Connoître, construit avec de, ou quelque équivalent, signifie avec droit, pouvoir de juger de certaines matières. Jus habere de se aliqua cognoscendi. Les Prévôts des Marchands connoissent de tous les cas Royaux. Le Parlement connoît des duels, des affaires des Ducs & Pairs en première instance. Le Grand-Conseil connoît des règlemens de Juges, de la contrariété d’Arrêt. Je ne veux point connoître de vos différends ; c’est-à-dire, je ne veux point m’en mêler.

On dit populairement d’un homme que l’on ne connoît en aucune sorte : je ne le connois ni d’Eve ni d’Adam.

On dit qu’un homme ne se connoît point ; pour dire, que l’orgueil lui fait oublier ce qu’il est. Et on dit aussi qu’il ne se connoît point, lorsque quelque passion le met hors de lui. Acad. Fr.

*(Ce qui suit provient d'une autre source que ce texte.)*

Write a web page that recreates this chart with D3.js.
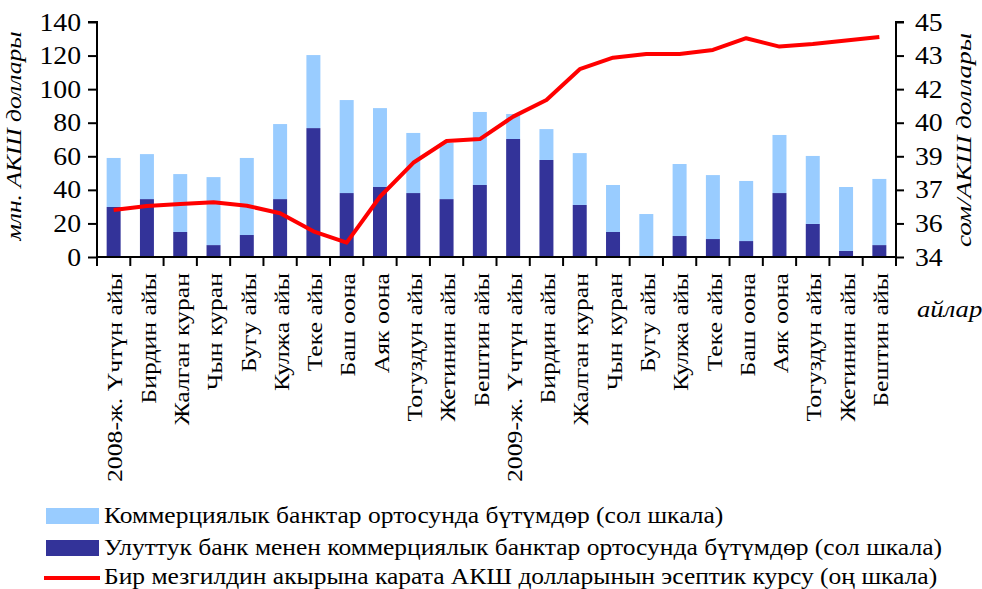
<!DOCTYPE html>
<html>
<head>
<meta charset="utf-8">
<script src="https://cdn.jsdelivr.net/npm/d3@7"></script>
<style>
  body { margin: 0; background: #fff; }
  svg text { font-family: 'Liberation Serif', 'DejaVu Serif', serif; fill: #000; }
</style>
</head>
<body>
<svg id="mainsvg" width="982" height="589"></svg>
<script>
const months = [
  '2008-ж. Үчтүн айы', 'Бирдин айы', 'Жалган куран', 'Чын куран', 'Бугу айы', 'Кулжа айы',
  'Теке айы', 'Баш оона', 'Аяк оона', 'Тогуздун айы', 'Жетинин айы', 'Бештин айы',
  '2009-ж. Үчтүн айы', 'Бирдин айы', 'Жалган куран', 'Чын куран', 'Бугу айы', 'Кулжа айы',
  'Теке айы', 'Баш оона', 'Аяк оона', 'Тогуздун айы', 'Жетинин айы', 'Бештин айы'
];
// Улуттук банк менен коммерциялык банктар ортосунда бүтүмдөр
const nbkr = [29.8, 34.5, 14.9, 7.1, 13.1, 34.5, 76.8, 38.1, 41.7, 38.1, 34.5, 42.9,
  70.3, 57.8, 31.0, 14.9, 0, 12.5, 10.7, 9.5, 38.1, 19.7, 3.6, 7.1];
// Коммерциялык банктар ортосунда бүтүмдөр
const commercial = [29.2, 26.8, 34.5, 40.5, 45.9, 44.7, 43.5, 55.4, 47.0, 35.8, 33.5, 43.5,
  14.9, 18.4, 30.9, 28.0, 25.6, 42.9, 38.1, 35.8, 34.6, 40.5, 38.1, 39.4];
// сом / АКШ доллары
const rate = [36.2, 36.39, 36.48, 36.56, 36.4, 36.05, 35.2, 34.67, 36.82, 38.41, 39.43, 39.52,
  40.57, 41.35, 42.79, 43.33, 43.5, 43.5, 43.69, 44.24, 43.85, 43.97, 44.13, 44.3];
const leftTicks = [0, 20, 40, 60, 80, 100, 120, 140];
const legendLabels = [
  'Коммерциялык банктар ортосунда бүтүмдөр (сол шкала)',
  'Улуттук банк менен коммерциялык банктар ортосунда бүтүмдөр (сол шкала)',
  'Бир мезгилдин акырына карата АКШ долларынын эсептик курсу (оң шкала)'
];

const lightBlue = '#99ccff';
const darkBlue = '#333399';
const red = '#ff0000';
const serif = "'Liberation Serif', 'DejaVu Serif', serif";
// the source font runs wider than Liberation Serif
const wide = 1.11;
const wideRot = 1.17;

const svg = d3.select('#mainsvg').attr('font-family', serif);
const margin = { top: 22, left: 97, right: 86, bottom: 332 };
const width = +svg.attr('width');
const height = +svg.attr('height');
const innerWidth = width - margin.left - margin.right;
const innerHeight = height - margin.top - margin.bottom;

const data = months.map((m, i) => ({ i, m, nbkr: nbkr[i], commercial: commercial[i], rate: rate[i] }));

const xScale = d3.scaleBand()
  .domain(d3.range(months.length))
  .range([0, innerWidth])
  .paddingInner(0.58)
  .paddingOuter(0.29);
const step = xScale.step();

const yLeft = d3.scaleLinear().domain([0, 140]).range([innerHeight, 0]);
const yRight = d3.scaleLinear().domain([34, 45]).range([innerHeight, 0]);

const g = svg.append('g')
  .attr('id', 'maingroup')
  .attr('transform', `translate(${margin.left}, ${margin.top})`);

// stacked bars
const stack = d3.stack().keys(['nbkr', 'commercial'])(data);
const colors = { nbkr: darkBlue, commercial: lightBlue };
g.selectAll('.series')
  .data(stack)
  .join('g')
  .attr('fill', s => colors[s.key])
  .selectAll('rect')
  .data(s => s)
  .join('rect')
  .attr('x', d => xScale(d.data.i))
  .attr('width', xScale.bandwidth())
  .attr('y', d => yLeft(d[1]))
  .attr('height', d => yLeft(d[0]) - yLeft(d[1]));

// exchange rate line
const line = d3.line()
  .x(d => xScale(d.i) + xScale.bandwidth() / 2)
  .y(d => yRight(d.rate));
g.append('path')
  .datum(data)
  .attr('d', line)
  .attr('fill', 'none')
  .attr('stroke', red)
  .attr('stroke-width', 4)
  .attr('stroke-linejoin', 'round');

// left axis
const leftAxis = d3.axisLeft(yLeft).tickValues(leftTicks).tickSize(9).tickPadding(7);
const la = g.append('g').call(leftAxis);

// right axis: 7 equal steps, labels rounded
const rightTicks = d3.range(8).map(k => 34 + k * 11 / 7);
const rightAxis = d3.axisRight(yRight).tickValues(rightTicks).tickSize(8)
  .tickPadding(11).tickFormat(d3.format('.0f'));
const ra = g.append('g').attr('transform', `translate(${innerWidth}, 0)`).call(rightAxis);

[la, ra].forEach(a => {
  a.attr('font-family', serif);
  a.select('.domain').attr('stroke-width', 2);
  a.selectAll('.tick line').attr('stroke-width', 2);
  a.selectAll('.tick text').attr('font-size', 25);
});
la.select('.domain').attr('d', `M-9,0H0V${innerHeight}`);
ra.select('.domain').attr('d', `M8,0H0V${innerHeight}`);
la.selectAll('.tick text').attr('x', 0).attr('transform', `translate(-16, 0) scale(${wide}, 1)`);
ra.selectAll('.tick text').attr('x', 0).attr('transform', `translate(19, 0) scale(${wide}, 1)`);

// bottom axis
const ba = g.append('g').attr('transform', `translate(0, ${innerHeight})`);
ba.append('line').attr('x1', 0).attr('x2', innerWidth).attr('stroke', '#000').attr('stroke-width', 2);
ba.selectAll('line.tick')
  .data(d3.range(months.length + 1))
  .join('line')
  .attr('class', 'tick')
  .attr('x1', i => i * step).attr('x2', i => i * step)
  .attr('y1', 0).attr('y2', 9)
  .attr('stroke', '#000').attr('stroke-width', 2);
ba.selectAll('text')
  .data(data)
  .join('text')
  .attr('transform', d => `translate(${xScale(d.i) + xScale.bandwidth() / 2 + 1}, 16) rotate(-90) scale(${wideRot}, 1)`)
  .attr('text-anchor', 'end')
  .attr('dy', '0.35em')
  .attr('font-size', 22)
  .text(d => d.m);

// axis titles
g.append('text').text('млн. АКШ доллары')
  .attr('transform', `translate(${-76}, ${114}) rotate(-90)`)
  .attr('text-anchor', 'middle')
  .attr('font-style', 'italic')
  .attr('font-size', 22)
  .attr('textLength', 209)
  .attr('lengthAdjust', 'spacingAndGlyphs');
g.append('text').text('сом/АКШ доллары')
  .attr('transform', `translate(${innerWidth + 75}, ${118}) rotate(-90)`)
  .attr('text-anchor', 'middle')
  .attr('font-style', 'italic')
  .attr('font-size', 22)
  .attr('textLength', 214)
  .attr('lengthAdjust', 'spacingAndGlyphs');
g.append('text').text('айлар')
  .attr('transform', `translate(${innerWidth + 21}, 295) scale(${wide}, 1)`)
  .attr('font-style', 'italic')
  .attr('font-size', 24);

// legend
const legend = svg.append('g').attr('transform', 'translate(46, 508)');
const rows = legend.selectAll('g')
  .data(legendLabels)
  .join('g')
  .attr('transform', (d, i) => `translate(0, ${[0, 32, 61][i]})`);
rows.each(function (d, i) {
  const r = d3.select(this);
  if (i < 2) {
    r.append('rect').attr('width', 53).attr('height', 16).attr('fill', i === 0 ? lightBlue : darkBlue);
  } else {
    r.append('line').attr('x1', -2).attr('x2', 54).attr('y1', 9).attr('y2', 9)
      .attr('stroke', red).attr('stroke-width', 4);
  }
  r.append('text')
    .attr('transform', `translate(58, 15) scale(${wide}, 1)`)
    .attr('font-size', 23)
    .text(d);
});
</script>
</body>
</html>
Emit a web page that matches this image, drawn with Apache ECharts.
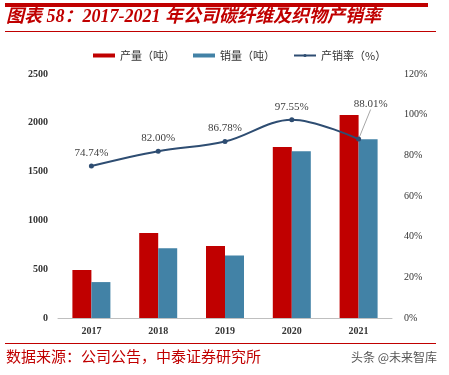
<!DOCTYPE html>
<html>
<head>
<meta charset="utf-8">
<script src="https://cdn.jsdelivr.net/npm/echarts@6/dist/echarts.min.js"></script>
<style>
  html, body { margin: 0; padding: 0; background: #fff; }
  #chart { width: 449px; height: 375px; }
</style>
</head>
<body>
<div id="chart"></div>
<script>
const years = ["2017", "2018", "2019", "2020", "2021"];
const output = [492, 870, 738, 1752, 2080];
const sales = [368, 714, 640, 1709, 1831];
const rate = [74.74, 82.0, 86.78, 97.55, 88.01];
const leftTicks = [0, 500, 1000, 1500, 2000, 2500];
const rightTicks = [0, 20, 40, 60, 80, 100, 120];

const RED = "#C00000";
const BLUE = "#4282A6";
const NAVY = "#2E4D72";
const SERIF = "'Liberation Serif', 'Times New Roman', serif";
const CJK = "'Liberation Serif', 'Noto Sans CJK SC', serif";

const chart = echarts.init(document.getElementById("chart"));

// only the last point's label is pushed out with a leader line
const rateData = rate.map((v, i) =>
  i === 4 ? { value: v, labelLine: { show: true } } : v
);

chart.setOption({
  animation: false,
  grid: { left: 58, right: 57, top: 74, bottom: 57, containLabel: false },
  graphic: [
    { type: "rect", shape: { x: 5, y: 3, width: 423, height: 4 }, style: { fill: RED } },
    {
      type: "text", left: 6, top: 8,
      style: {
        text: "图表 58：2017-2021 年公司碳纤维及织物产销率",
        fill: RED, font: "italic bold 18px " + CJK
      }
    },
    { type: "rect", shape: { x: 5, y: 31, width: 431, height: 1 }, style: { fill: RED } },
    { type: "rect", shape: { x: 5, y: 343, width: 431, height: 1 }, style: { fill: RED } },
    {
      type: "text", left: 6, top: 349,
      style: { text: "数据来源：公司公告，中泰证券研究所", fill: RED, font: "15px 'Noto Sans CJK SC', serif" }
    },
    {
      type: "text", right: 12, top: 351,
      style: { text: "头条 @未来智库", fill: "#555", font: "12px 'Noto Sans CJK SC', sans-serif" }
    }
  ],
  legend: {
    top: 45,
    left: 88,
    itemGap: 18,
    itemWidth: 22,
    itemHeight: 4,
    textStyle: { fontSize: 11, color: "#333", fontFamily: "'Noto Sans CJK SC', serif" },
    data: [
      { name: "产量（吨）", icon: "rect" },
      { name: "销量（吨）", icon: "rect" },
      { name: "产销率（%）" }
    ]
  },
  xAxis: {
    type: "category",
    data: years,
    axisLine: { lineStyle: { color: "#BFBFBF" } },
    axisTick: { show: false },
    axisLabel: { fontSize: 10, fontWeight: "bold", color: "#333", fontFamily: SERIF, margin: 8 }
  },
  yAxis: [
    {
      type: "value",
      min: leftTicks[0],
      max: leftTicks[leftTicks.length - 1],
      interval: 500,
      splitLine: { show: false },
      axisLine: { show: false },
      axisTick: { show: false },
      axisLabel: {
        fontSize: 10, fontWeight: "bold", color: "#333", fontFamily: SERIF, margin: 10,
        formatter: (v) => String(v)
      }
    },
    {
      type: "value",
      min: rightTicks[0],
      max: rightTicks[rightTicks.length - 1],
      interval: 20,
      splitLine: { show: false },
      axisLine: { show: false },
      axisTick: { show: false },
      axisLabel: { fontSize: 10, color: "#333", fontFamily: SERIF, margin: 12, formatter: "{value}%" }
    }
  ],
  series: [
    {
      name: "产量（吨）",
      type: "bar",
      data: output,
      barWidth: 19,
      barGap: "0%",
      itemStyle: { color: RED }
    },
    {
      name: "销量（吨）",
      type: "bar",
      data: sales,
      barWidth: 19,
      itemStyle: { color: BLUE }
    },
    {
      name: "产销率（%）",
      type: "line",
      yAxisIndex: 1,
      smooth: 0.35,
      symbol: "circle",
      symbolSize: 5,
      lineStyle: { color: NAVY, width: 2 },
      itemStyle: { color: NAVY },
      label: {
        show: true,
        position: "top",
        distance: 5,
        fontSize: 11,
        color: "#404040",
        fontFamily: SERIF,
        formatter: (p) => p.value.toFixed(2) + "%"
      },
      labelLayout: (p) => p.dataIndex === 4 ? { dx: 12, dy: -22 } : {},
      labelLine: { show: false, lineStyle: { color: "#A6A6A6", width: 1 } },
      data: rateData
    }
  ]
});
</script>
</body>
</html>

Connoître signifie quelquefois dans l’Ecriture, aimer, approuver, comme au ch. 10 de S. Jean, v. 24, où Jesus-Christ dit : je connois mes brebis, & mes brebis me connoissent ; c’est-à-dire, ; j’aime mes brebis, & mes brebis m’aiment, au ch. 7 de S. Matth. v. 23. Jesus-Christ dit, parlant aux méchans, je ne vous ai jamais connu ; c’est-à-dire, je ne vous ai jamais approuvé. C’est en ce même sens qu’au ch. 25 de S. Matth. v. 12, Jesus-Christ dit aux Vierges folles ; je ne vous connois point. S. Paul, dans son Epitre 2, à Timothée, dit, que le Seigneur connoît ceux qui sont à lui ; c’est-à-dire, aime.

CONNU, UE, part. & adj. Cognitus, notus.

On appelle les terres connues, les terres découvertes par les Voyageurs, ou marquées par les Géographes ; par opposition aux inconnues, où l’on n’a point pénétré.